Abstract: TThis blog post offers an overview of the 2022 paper “BEVFusion: A Simple and Robust LiDAR-Camera Fusion Framework” by Tingting Liang and colleagues, introducing a disentangled fusion approach where camera and LiDAR streams independently extract features into a shared BEV space before dynamic fusion. It explains the principles of modality-independent processing to handle LiDAR malfunctions; the camera stream based on adapted Lift-Splat-Shoot with Dual-Swin backbone, view projection, and BEV encoder; the LiDAR stream using popular detectors like PointPillars or CenterPoint; the lightweight dynamic fusion module with channel-spatial fusion and adaptive selection; and experimental highlights on nuScenes, demonstrating superior performance under normal (69.2% mAP) and robust settings (+15.7% to 28.9% mAP) while maintaining strong generalization.

最近读了2022年的NeurIPS论文《BEVFusion: A Simple and Robust LiDAR-Camera Fusion Framework》，作者是北大和阿里团队的Tingting Liang等。这篇论文不让相机依赖LiDAR，避免故障时崩溃。现实中LiDAR可能出问题，这框架能独立运行相机流，还保持高性能。现在多模态融合热门，这篇是典型代表。

背景和动机：融合的痛点和独立性需求

自动驾驶感知靠LiDAR和相机：LiDAR给精确点云，相机补纹理颜色。但早期方法分开处理，再后融合。BEV（鸟瞰图）成标准，因为车在地上跑，BEV便于规划。还有的融合方案用LiDAR点或提案查询图像特征。但作者发现隐患：这些方法依赖LiDAR输入，如果LiDAR故障（反射低、传输 glitch 或视场不全），整个系统哑火。这限制实际部署。

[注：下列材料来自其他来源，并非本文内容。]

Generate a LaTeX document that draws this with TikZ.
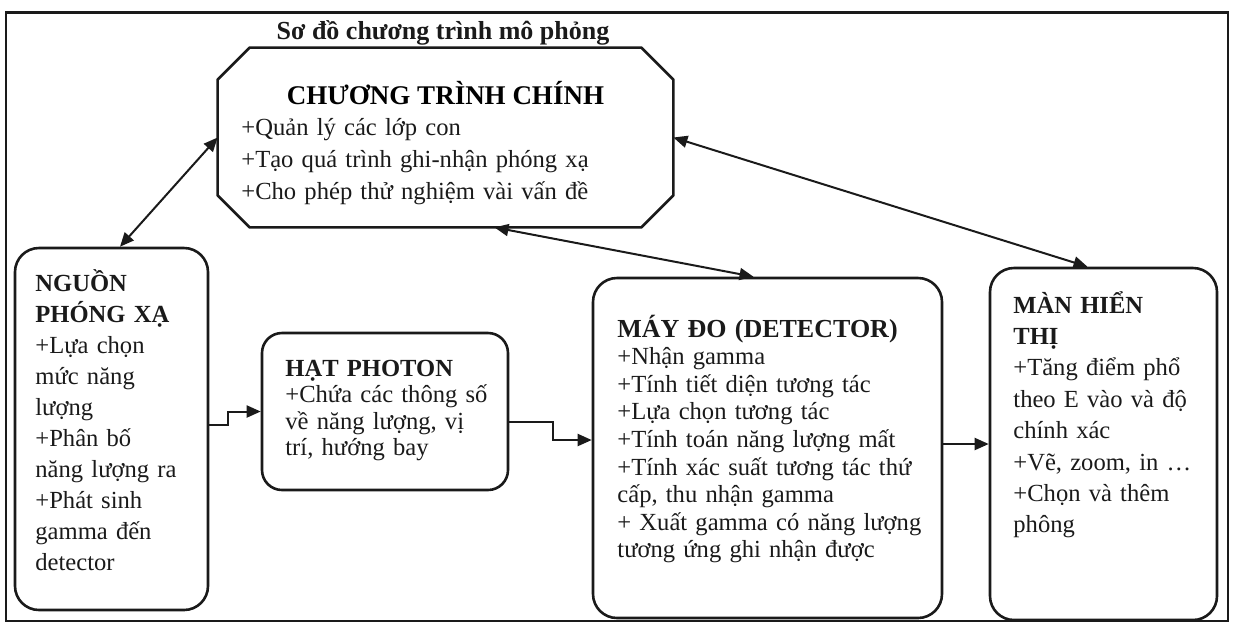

动机：理想融合应让每个模态独立工作，有两者更好。作者提出BEVFusion，相机流不靠LiDAR，解耦依赖。简单却有效，正常训超SOTA，鲁棒训（模拟故障）大胜。

核心原理：独立流 + BEV融合

BEVFusion原理是模态解耦：相机和LiDAR独立转BEV特征，再融合。见下图。

相机独立：不用LiDAR点查询图像，直接从多视图图像生成BEV特征。避深度缺失问题。
BEV统一：两者特征同空间（X × Y × C），动态融合选重要信息。
鲁棒性：LiDAR缺时，相机流独跑；两者有时，提升准度。

原理上，避先验依赖，用数据学融合。泛化强，可插任意单模态网。

模型结构：双流 + 融合 + 头

结构直观：相机流、LiDAR流、动态融合、任务头。

相机流：三模块。
1. Image-view Encoder：Dual-Swin-Tiny骨干 + FPN颈，提取多尺度特征。加Adaptive Module（自适应池化 + 1×1 conv）对齐上采样。
2. View Projector：深度分类，转图像特征到3D ego坐标，生成伪体素V ($X × Y × Z × C$)。
3. BEV Encoder：S2C操作（reshape压Z维） + 四层3x3 conv，生成$F_{camera} (X × Y × C_{camera})$。
LiDAR流：任意网，如PointPillars、CenterPoint、TransFusion，转点云到$F_{lidar} (X × Y × C_{lidar})$。
动态融合：concat $F_{Camera}$和$F_{lidar}$，3×3 conv降维 + 通道注意力（GAP + FC + sigmoid），选重要特征。公式：$F_{fused} = σ(W × avg(F)) × F$。
检测头：BEV特征接锚基（如PointPillars）、无锚（如CenterPoint）或Transformer头（如TransFusion），预测3D框。

整体端到端，相机不挂LiDAR。

实现细节：通用设计和训练

实现基于PyTorch，超参：BEV 200×100 (0.4m分辨)，相机输入1600×900。相机用LSS适配：Dual-Swin-T backbone，ADP模块。融合简单conv+SE。训练：CBGS，24epoch，AdamW。鲁棒aug：随机掉物体框内LiDAR点（prob 0.5），模拟故障。

细节上，体素化用[-54,54]x[-54,54]x[-5,3]，Z=8。扩展易，换头或流。

实验部分

在nuScenes测。正常训：BEVFusion+CenterPoint mAP 68.5%、NDS 71.3%（超TransFusion 68.9%、69.4%）。用TransFusion头 mAP 69.2%。鲁棒训（掉点aug）：mAP 57.3%（超基线15.7%-28.9%）。LiDAR全缺时，仍有39.2% mAP。消融：ADP +2.1% mAP；动态融合优静态。实时：23.2 FPS。

这些显示框架泛化鲁棒，实际潜力大。

一点感想

BEVFusion的框架是解耦双流+BEV融，思想实用，补融合短板。